* Work to complete
Skip the pictures. Copy all the rest of the records down exactly.

(Entries with chart source code)

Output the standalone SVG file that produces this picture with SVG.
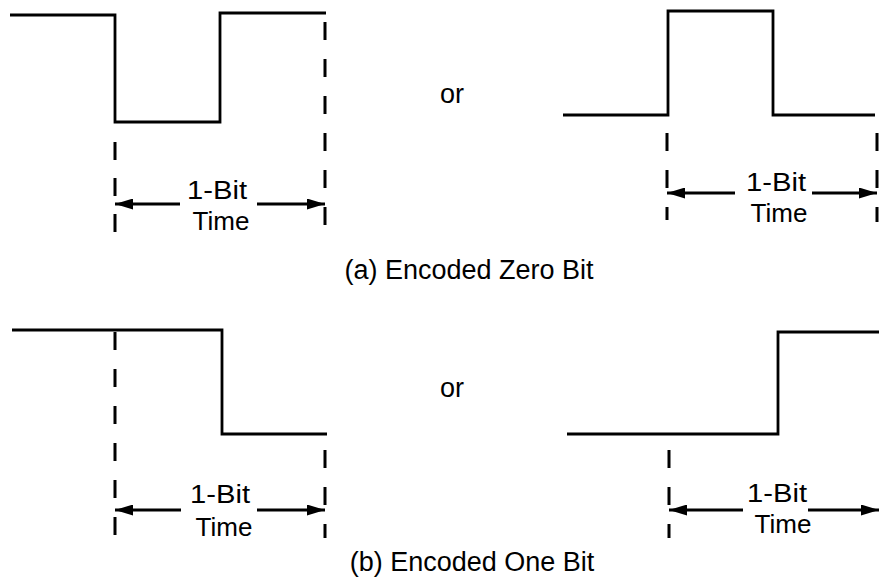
<svg xmlns="http://www.w3.org/2000/svg" width="879" height="578" viewBox="0 0 879 578">
<defs>
<marker id="ah" viewBox="0 0 18 11" refX="18" refY="5.5" markerWidth="18" markerHeight="11" markerUnits="userSpaceOnUse" orient="auto">
<path d="M0,0 L18,5.5 L0,11 Z" fill="#000"/>
</marker>
</defs>
<style>
.wave{fill:none;stroke:#000;stroke-width:2.8;stroke-linejoin:miter}
.dash{fill:none;stroke:#000;stroke-width:3;stroke-dasharray:18 19}
.arr{fill:none;stroke:#000;stroke-width:2.8;marker-end:url(#ah)}
text{font-family:"Liberation Sans",Arial,Helvetica,sans-serif;fill:#000}
.lbl{font-size:26px;text-anchor:middle}
.cap{font-size:27px;text-anchor:middle}
</style>
<rect width="879" height="578" fill="#fff"/>

<g id="zero-a">
<path class="wave" d="M10,15 H115 V122 H220 V13 H326"/>
</g>
<g id="zero-b">
<path class="wave" d="M563,115 H668 V11 H773 V115 H875"/>
</g>
<g id="one-a">
<path class="wave" d="M12,330 H222 V434 H327"/>
</g>
<g id="one-b">
<path class="wave" d="M567,434 H778 V332 H879"/>
</g>

<g id="connectors">
<path class="dash" d="M115,142 V232" style="stroke-dasharray:18 18"/>
<path class="dash" d="M325,22 V232"/>
<path class="arr" d="M180,204 H115"/>
<path class="arr" d="M257,204 H325"/>

<path class="dash" d="M667,133 V220"/>
<path class="dash" d="M877,133 V222"/>
<path class="arr" d="M735,193 H667"/>
<path class="arr" d="M812,193 H877"/>

<path class="dash" d="M115,332 V537"/>
<path class="dash" d="M325,450 V538"/>
<path class="arr" d="M181,510 H115"/>
<path class="arr" d="M257,510 H325"/>

<path class="dash" d="M669,450 V538"/>
<path class="arr" d="M743,510 H669"/>
<path class="arr" d="M808,510 H879"/>
</g>

<g id="labels">
<text class="lbl" x="217" y="199" textLength="60" lengthAdjust="spacingAndGlyphs">1-Bit</text>
<text class="lbl" x="221" y="230">Time</text>
<text class="lbl" x="776" y="191" textLength="60" lengthAdjust="spacingAndGlyphs">1-Bit</text>
<text class="lbl" x="779" y="222">Time</text>
<text class="lbl" x="220" y="503" textLength="60" lengthAdjust="spacingAndGlyphs">1-Bit</text>
<text class="lbl" x="224" y="536">Time</text>
<text class="lbl" x="777" y="502" textLength="60" lengthAdjust="spacingAndGlyphs">1-Bit</text>
<text class="lbl" x="783" y="533">Time</text>
<text class="cap" x="452" y="103">or</text>
<text class="cap" x="452" y="397">or</text>
<text class="cap" x="469" y="279">(a) Encoded Zero Bit</text>
<text class="cap" x="472" y="571">(b) Encoded One Bit</text>
</g>
</svg>
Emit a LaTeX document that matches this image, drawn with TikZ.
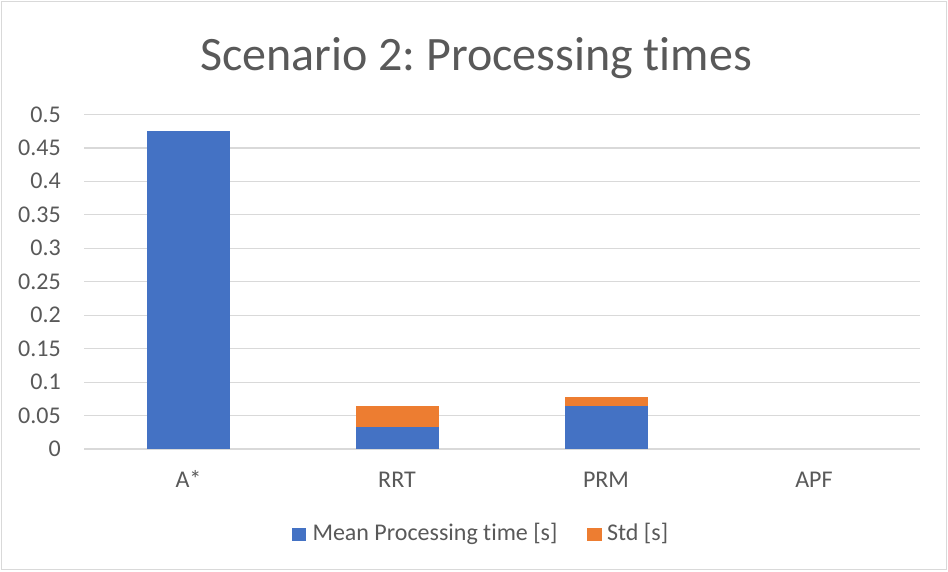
\documentclass[tikz,border=0pt]{standalone}
\usepackage{fontspec}
\setmainfont{Carlito}[Ligatures={NoCommon,NoRare,NoContextual}]
\frenchspacing
\definecolor{txt}{HTML}{595959}
\definecolor{grid}{HTML}{D9D9D9}
\definecolor{bblue}{HTML}{4472C4}
\definecolor{borange}{HTML}{ED7D31}
\begin{document}
\begin{tikzpicture}[x=1pt,y=-1pt,
  lbl/.style={text=txt,inner sep=0pt,font=\fontsize{24}{28}\selectfont},
  gridline/.style={draw=grid,line width=1.2pt},
  meanbar/.style={fill=bblue},
  stdbar/.style={fill=borange}]
\useasboundingbox (0,0) rectangle (948,571);
\fill[white] (0,0) rectangle (948,571);
\draw[grid,line width=1.2pt] (1.5,1.5) rectangle (946.5,569.5);
% title
\node[text=txt,inner sep=0pt,anchor=base,font=\fontsize{48}{56}\selectfont\frenchspacing] (title) at (476,70) {Scenario 2: Processing times};
% gridlines and y labels
\foreach \v/\t [count=\i from 0] in {0/0,0.05/0.05,0.1/0.1,0.15/0.15,0.2/0.2,0.25/0.25,0.3/0.3,0.35/0.35,0.4/0.4,0.45/0.45,0.5/0.5}{
  \pgfmathsetmacro{\yy}{449-\i*33.45}
  \draw[gridline] (84,\yy) -- (920,\yy);
  \node[lbl,anchor=base east] (y\i) at (61,\yy+7.5) {\t};
}
% bars
\fill[meanbar] (147,449) rectangle (230,130.7);
\fill[meanbar] (355.7,449) rectangle (438.5,427.3);
\fill[stdbar]  (355.7,427.3) rectangle (438.5,405.7);
\fill[meanbar] (564.5,449) rectangle (647.5,405.7);
\fill[stdbar]  (564.5,405.7) rectangle (647.5,396.7);
% category labels
\node[lbl,anchor=base] (cA) at (188.5,487.7) {A*};
\node[lbl,anchor=base] (cR) at (397,487.7) {RRT};
\node[lbl,anchor=base] (cP) at (606,487.7) {PRM};
\node[lbl,anchor=base] (cF) at (814,487.7) {APF};
% legend
\fill[meanbar] (292.3,527.7) rectangle (305.7,541);
\node[lbl,anchor=base west] (l1) at (312.3,540.7) {Mean Processing time [s]};
\fill[stdbar] (587,527.7) rectangle (601.5,541);
\node[lbl,anchor=base west] (l2) at (607,540.7) {Std [s]};
\end{tikzpicture}
\end{document}
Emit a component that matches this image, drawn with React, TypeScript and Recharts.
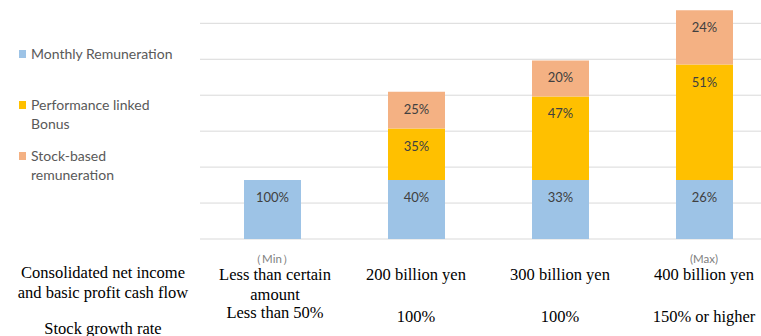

* Answer to the problem
Output the standalone SVG file that produces this picture with SVG.
<svg xmlns="http://www.w3.org/2000/svg" width="879" height="578" viewBox="0 0 879 578">
<defs>
<marker id="ah" viewBox="0 0 18 11" refX="18" refY="5.5" markerWidth="18" markerHeight="11" markerUnits="userSpaceOnUse" orient="auto">
<path d="M0,0 L18,5.5 L0,11 Z" fill="#000"/>
</marker>
</defs>
<style>
.wave{fill:none;stroke:#000;stroke-width:2.8;stroke-linejoin:miter}
.dash{fill:none;stroke:#000;stroke-width:3;stroke-dasharray:18 19}
.arr{fill:none;stroke:#000;stroke-width:2.8;marker-end:url(#ah)}
text{font-family:"Liberation Sans",Arial,Helvetica,sans-serif;fill:#000}
.lbl{font-size:26px;text-anchor:middle}
.cap{font-size:27px;text-anchor:middle}
</style>
<rect width="879" height="578" fill="#fff"/>

<g id="zero-a">
<path class="wave" d="M10,15 H115 V122 H220 V13 H326"/>
</g>
<g id="zero-b">
<path class="wave" d="M563,115 H668 V11 H773 V115 H875"/>
</g>
<g id="one-a">
<path class="wave" d="M12,330 H222 V434 H327"/>
</g>
<g id="one-b">
<path class="wave" d="M567,434 H778 V332 H879"/>
</g>

<g id="connectors">
<path class="dash" d="M115,142 V232" style="stroke-dasharray:18 18"/>
<path class="dash" d="M325,22 V232"/>
<path class="arr" d="M180,204 H115"/>
<path class="arr" d="M257,204 H325"/>

<path class="dash" d="M667,133 V220"/>
<path class="dash" d="M877,133 V222"/>
<path class="arr" d="M735,193 H667"/>
<path class="arr" d="M812,193 H877"/>

<path class="dash" d="M115,332 V537"/>
<path class="dash" d="M325,450 V538"/>
<path class="arr" d="M181,510 H115"/>
<path class="arr" d="M257,510 H325"/>

<path class="dash" d="M669,450 V538"/>
<path class="arr" d="M743,510 H669"/>
<path class="arr" d="M808,510 H879"/>
</g>

<g id="labels">
<text class="lbl" x="217" y="199" textLength="60" lengthAdjust="spacingAndGlyphs">1-Bit</text>
<text class="lbl" x="221" y="230">Time</text>
<text class="lbl" x="776" y="191" textLength="60" lengthAdjust="spacingAndGlyphs">1-Bit</text>
<text class="lbl" x="779" y="222">Time</text>
<text class="lbl" x="220" y="503" textLength="60" lengthAdjust="spacingAndGlyphs">1-Bit</text>
<text class="lbl" x="224" y="536">Time</text>
<text class="lbl" x="777" y="502" textLength="60" lengthAdjust="spacingAndGlyphs">1-Bit</text>
<text class="lbl" x="783" y="533">Time</text>
<text class="cap" x="452" y="103">or</text>
<text class="cap" x="452" y="397">or</text>
<text class="cap" x="469" y="279">(a) Encoded Zero Bit</text>
<text class="cap" x="472" y="571">(b) Encoded One Bit</text>
</g>
</svg>
Emit a LaTeX document that matches this image, drawn with TikZ.
\documentclass[tikz,border=0pt]{standalone}
\usepackage{fontspec}
\setmainfont{Carlito}[Ligatures={NoCommon,NoRare,NoContextual}]
\frenchspacing
\definecolor{txt}{HTML}{595959}
\definecolor{grid}{HTML}{D9D9D9}
\definecolor{bblue}{HTML}{4472C4}
\definecolor{borange}{HTML}{ED7D31}
\begin{document}
\begin{tikzpicture}[x=1pt,y=-1pt,
  lbl/.style={text=txt,inner sep=0pt,font=\fontsize{24}{28}\selectfont},
  gridline/.style={draw=grid,line width=1.2pt},
  meanbar/.style={fill=bblue},
  stdbar/.style={fill=borange}]
\useasboundingbox (0,0) rectangle (948,571);
\fill[white] (0,0) rectangle (948,571);
\draw[grid,line width=1.2pt] (1.5,1.5) rectangle (946.5,569.5);
% title
\node[text=txt,inner sep=0pt,anchor=base,font=\fontsize{48}{56}\selectfont\frenchspacing] (title) at (476,70) {Scenario 2: Processing times};
% gridlines and y labels
\foreach \v/\t [count=\i from 0] in {0/0,0.05/0.05,0.1/0.1,0.15/0.15,0.2/0.2,0.25/0.25,0.3/0.3,0.35/0.35,0.4/0.4,0.45/0.45,0.5/0.5}{
  \pgfmathsetmacro{\yy}{449-\i*33.45}
  \draw[gridline] (84,\yy) -- (920,\yy);
  \node[lbl,anchor=base east] (y\i) at (61,\yy+7.5) {\t};
}
% bars
\fill[meanbar] (147,449) rectangle (230,130.7);
\fill[meanbar] (355.7,449) rectangle (438.5,427.3);
\fill[stdbar]  (355.7,427.3) rectangle (438.5,405.7);
\fill[meanbar] (564.5,449) rectangle (647.5,405.7);
\fill[stdbar]  (564.5,405.7) rectangle (647.5,396.7);
% category labels
\node[lbl,anchor=base] (cA) at (188.5,487.7) {A*};
\node[lbl,anchor=base] (cR) at (397,487.7) {RRT};
\node[lbl,anchor=base] (cP) at (606,487.7) {PRM};
\node[lbl,anchor=base] (cF) at (814,487.7) {APF};
% legend
\fill[meanbar] (292.3,527.7) rectangle (305.7,541);
\node[lbl,anchor=base west] (l1) at (312.3,540.7) {Mean Processing time [s]};
\fill[stdbar] (587,527.7) rectangle (601.5,541);
\node[lbl,anchor=base west] (l2) at (607,540.7) {Std [s]};
\end{tikzpicture}
\end{document}
Emit a component that matches this image, drawn with React, TypeScript and Recharts.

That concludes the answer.